Because while you’re busy underestimating me, dismissing me as vanity, as flash, as silk... you forget silk strangles just as well as rope.
And what rose from that moment of suffocation wasn’t just a fighter. It was something eternal. Something that no air, no light, no hand around my throat could take away. That eternity is hungry. Hungry for dominance. Hungry for revenge.
Hungry for gold.
Wil, Alex—you wanted to make a statement on a Sunday night. You wanted to show your strength. Congratulations. You showed me your weakness. Because you revealed exactly where to strike, and you confirmed what we already knew: you’re not prepared.
You never were.
Breakdown won’t be a match. It won’t be business as usual. Breakdown will be prophecy fulfilled. The Fall of Man isn’t entering to entertain, to compete, to chase. We are entering to claim. To take. To make this division ours in front of the world.
You think you’ve seen us? You’ve seen fragments. Shadows.
What’s coming at Breakdown is the vacuum itself. And voids don’t wait for consent. They arrive. They consume. They leave behind a landscape unrecognizable from what came before.

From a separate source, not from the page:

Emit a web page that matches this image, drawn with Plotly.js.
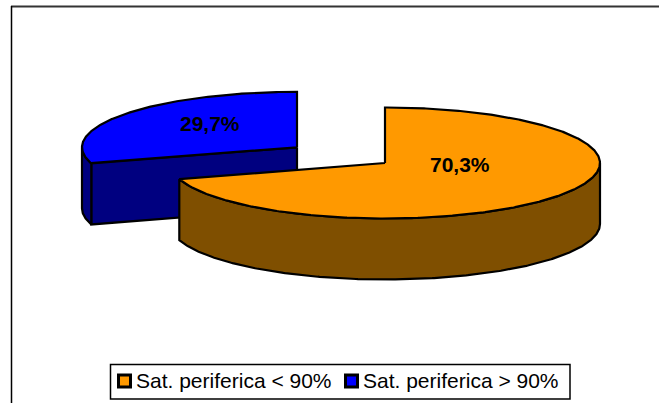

So engrave this night. Remember it when you’re coughing on disbelief, when the championships are ripped from your shoulders, when you try to rewrite history to soften your humiliation. Remember that you were warned. That you knew on some primal level that The Fall of Man wasn’t a surprise—it was destiny.
We are silk sharpened to razors. We are elegance wrapped around annihilation. And when Waylon Creek and Ryan LeCavalier walk out of Breakdown with those Tag Team Championships draped across us, it won’t be the shock of the century.
It will be inevitability taking its rightful shape.
Do not mistake this for ambition. Ambition is fragile. Ambition can be denied.
This is hunger. This is rage. This is inevitability made flesh.
And inevitability does not fade. It does not surrender.
It does not go gentle.
The Fall of Man is here. The void is here. The prophecy is here. And at Breakdown, the universe itself will bend to witness what cannot be denied.